ぜひ、読んで欲しい。本作だけでなく、どの作品にも共通する美しく読みやすい文章は、作者様の筆力の高さを物語っている。どんなテーマも見事な筆致で書き上げ、思わず唸るラストへと導く手腕。ぜひ、読んで体感して欲しいと切に願う。
パンドラの箱を開け、取り出した多くの人々が躊躇するアンタッチャブルなテーマと対峙し、怯むことなくストーリーを紡ぐ。前作スシプロに於いては日韓問題と交差する人々を。また二人称本作に於いては流行りの「転生もの」そのもの自体を。作者のクリティカル・スピリットを根底に、アイロニーとユーモアを交え情感豊かなレトリックを駆使し独自の世界観を構築する作風は180度異質と一見思われる前作スシプロとも相通ずるものである。終章に於いて確かに希望がそこにあると感じられる部分も。
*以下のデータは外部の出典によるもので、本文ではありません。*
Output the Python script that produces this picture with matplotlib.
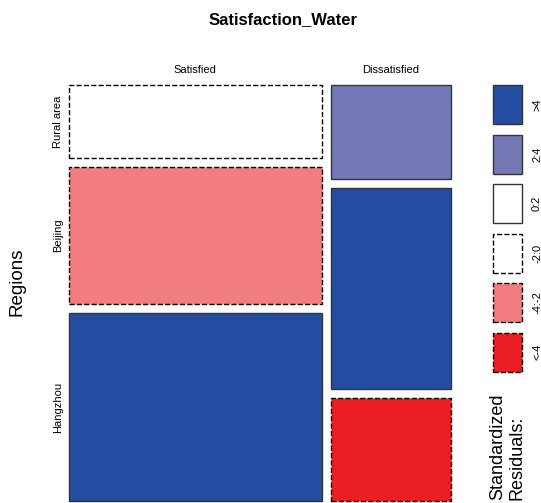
import numpy as np
import matplotlib
matplotlib.use("Agg")
import matplotlib.pyplot as plt
from matplotlib.patches import Rectangle

plt.rcParams['font.family'] = ['Liberation Sans', 'DejaVu Sans']

# counts
satisfaction = ["Satisfied", "Dissatisfied"]
regions = ["Rural area", "Beijing", "Hangzhou"]
satisfied_counts = [312, 582, 800]
dissatisfied_counts = [190, 408, 208]

legend_labels = [">4", "2:4", "0:2", "-2:0", "-4:-2", "<-4"]
legend_colors = ["#234DA0", "#7479B6", "#FFFFFF", "#FFFFFF", "#F07C80", "#EB1E24"]

counts = np.array([satisfied_counts, dissatisfied_counts], dtype=float)


def shade(r):
    # pick colour and line style from a Pearson residual
    if r > 4:
        return legend_colors[0], "solid"
    if r > 2:
        return legend_colors[1], "solid"
    if r > 0:
        return legend_colors[2], "solid"
    if r > -2:
        return legend_colors[3], "dashed"
    if r > -4:
        return legend_colors[4], "dashed"
    return legend_colors[5], "dashed"


total = counts.sum()
expected = np.outer(counts.sum(axis=1), counts.sum(axis=0)) / total
resid = (counts - expected) / np.sqrt(expected)

fig = plt.figure(figsize=(5.41, 5.03), dpi=100)
ax = fig.add_axes([69 / 541, 2 / 503, 382 / 541, 416 / 503])
ax.set_xlim(0, 1)
ax.set_ylim(0, 1)
ax.axis("off")

gap_x = 9 / 382
gap_y = 9 / 416
col_w = counts.sum(axis=1) / total * (1 - gap_x * (len(satisfaction) - 1))

x0 = 0
for j, name in enumerate(satisfaction):
    heights = counts[j] / counts[j].sum() * (1 - gap_y * (len(regions) - 1))
    top = 1.0
    for i, reg in enumerate(regions):
        color, ls = shade(resid[j, i])
        ec = "#333333" if ls == "solid" else "black"
        ax.add_patch(Rectangle((x0, top - heights[i]), col_w[j], heights[i],
                               facecolor=color, edgecolor=ec, linestyle=ls,
                               linewidth=1.0, clip_on=False))
        if j == 0:
            ax.text(-0.029, top - heights[i] / 2, reg, rotation=90,
                    ha="center", va="center", fontsize=8)
        top -= heights[i] + gap_y
    ax.text(x0 + col_w[j] / 2, 1.035, name, ha="center", va="center", fontsize=8)
    x0 += col_w[j] + gap_x

fig.text(283 / 541, 1 - 20 / 503, "Satisfaction_Water", ha="center", va="center",
         fontsize=12, fontweight="bold")
fig.text(17 / 541, 1 - 282 / 503, "Regions", rotation=90, ha="center",
         va="center", fontsize=13.5)

# legend
lax = fig.add_axes([493 / 541, 1 - 377 / 503, 29 / 541, 297 / 503])
lax.set_xlim(0, 1)
lax.set_ylim(0, len(legend_labels))
lax.axis("off")
for k, (lab, col) in enumerate(zip(legend_labels, legend_colors)):
    ls = "solid" if k < 3 else "dashed"
    ec = "#333333" if k < 3 else "black"
    y = len(legend_labels) - k - 1
    lax.add_patch(Rectangle((0, y + 0.11), 1, 0.78, facecolor=col, edgecolor=ec,
                            linestyle=ls, linewidth=1.0, clip_on=False))
    lax.text(1.52, y + 0.5, lab, rotation=90, ha="center", va="center",
             fontsize=8, clip_on=False)

fig.text(507.5 / 541, 1 - 500 / 503, "Standardized\nResiduals:", rotation=90,
         ha="center", va="bottom", multialignment="left", fontsize=13,
         linespacing=1.15)

fig.savefig("out.png", dpi=100)
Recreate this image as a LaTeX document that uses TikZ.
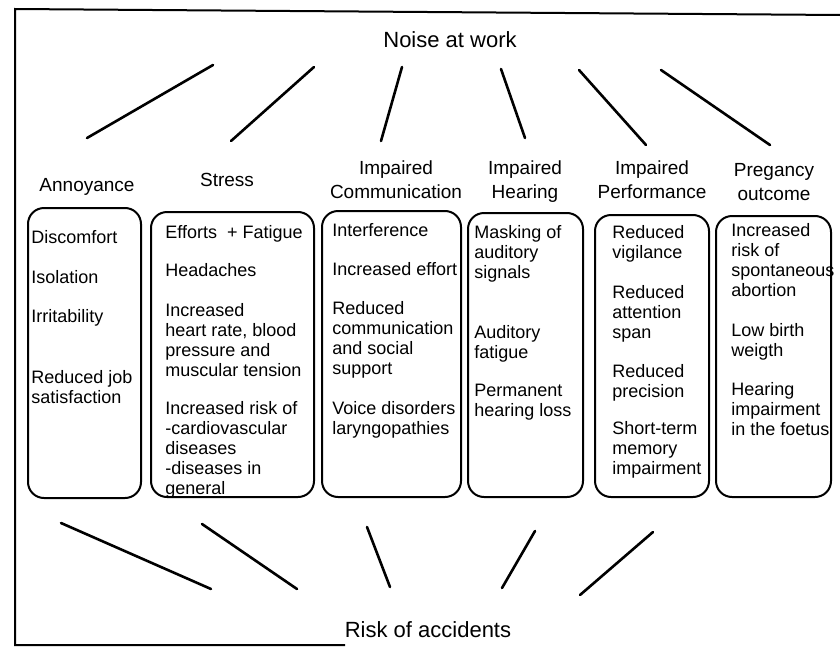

重厚な本格ファンタジーとして始まる短編。迫力があり、確かな文章力で進んでいく。いわゆるお姫様を助け出す勇者が登場する典型的な英雄伝なわけだが、しかし、そこで終わらないのが本作。みんな、勇者なのさ。
流麗な文章と疾走感で、あっという間に物語の世界に引き込まれます。静と動の対比が見事。そして結末は――。